MR. MATHAI: I think this is something that is said in every IMF program in every country in the world! I can assure you that it’s simply not true. The policies that the government has laid out are very much the government’s own policies. And as I said earlier in response to another question, they have chosen the Letter of Intent as a vehicle to express some of these commitments, but they are really not anything that -- I can’t think, in fact -- I can’t think of a single item in the Letter of Intent which represents something that we’ve had a substantive policy disagreement about and we have said, no, we want you to do this, and we’ve negotiated with them to change the substance of their policies. In every example, these are policies that the government has presented to us as being consistent with their plans all along.
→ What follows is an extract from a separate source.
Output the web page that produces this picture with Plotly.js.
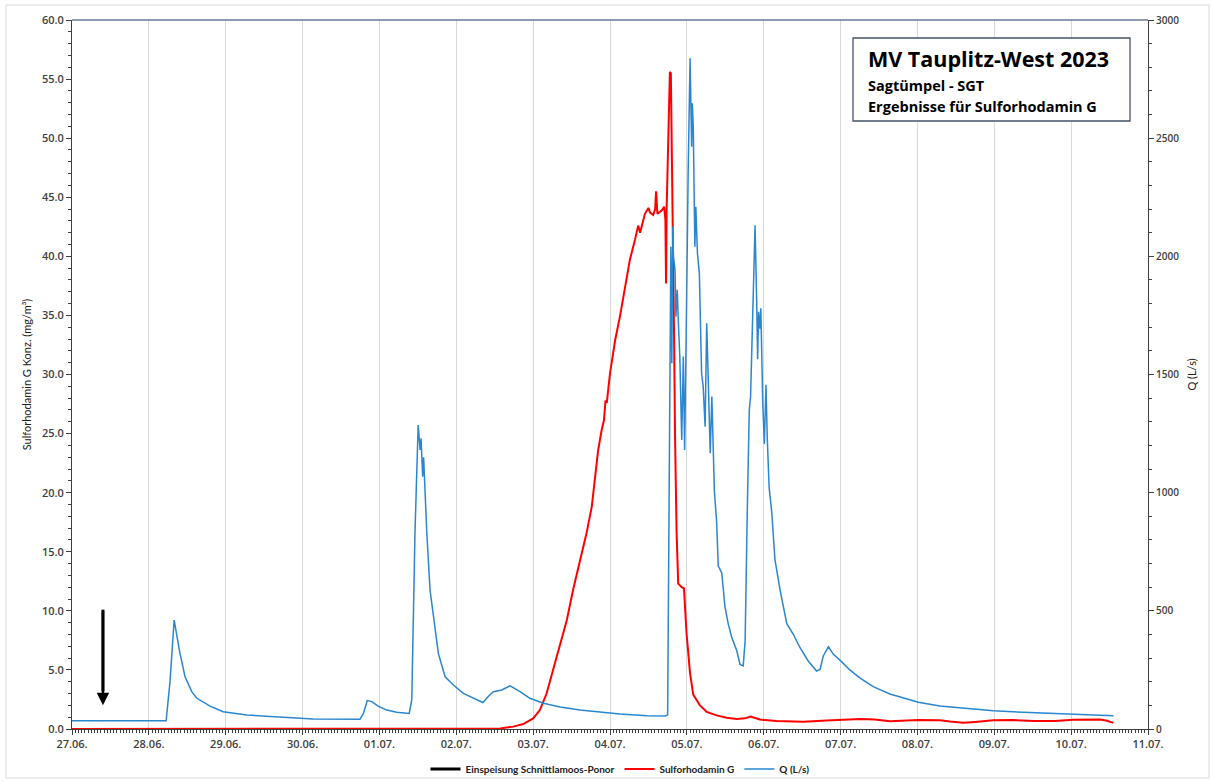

I think the best evidence I can give to you is the very fact that we had a pause in the program for so long. If what you said was true, then surely things would have been exactly as we would have wanted throughout the program period and we would have continued without any pause.

QUESTIONER: Subsequently, they have been dancing to your tune! That was (inaudible) the program was reaction.

MR. MATHAI: Well, no. Having been a party to those discussions, I can say that these really are proposals coming from the government and being received by us. If the proposal didn’t make sense, I’m sure we would have pushed back and said, well, we think you could do things slightly differently. But we’ve had the privilege here to work with counterparts who are putting forward policy proposals that are eminently reasonable, that make absolute sense and seem to be the right way forward.

QUESTIONER:Is there any link with IMF policy and Sri Lankan government foreign policy?

MR. MATHAI:Is there a link between?

QUESTIONER:Between IMF policies and Sri Lankan government foreign policy.

MR. MATHAI: No, there’s no link. The IMF staff and the Board restrict themselves to economic issues. It’s a straight economic issue.

QUESTIONER:Thanks, Koshy.

MR. MATHAI: Well, thanks to all of you for coming.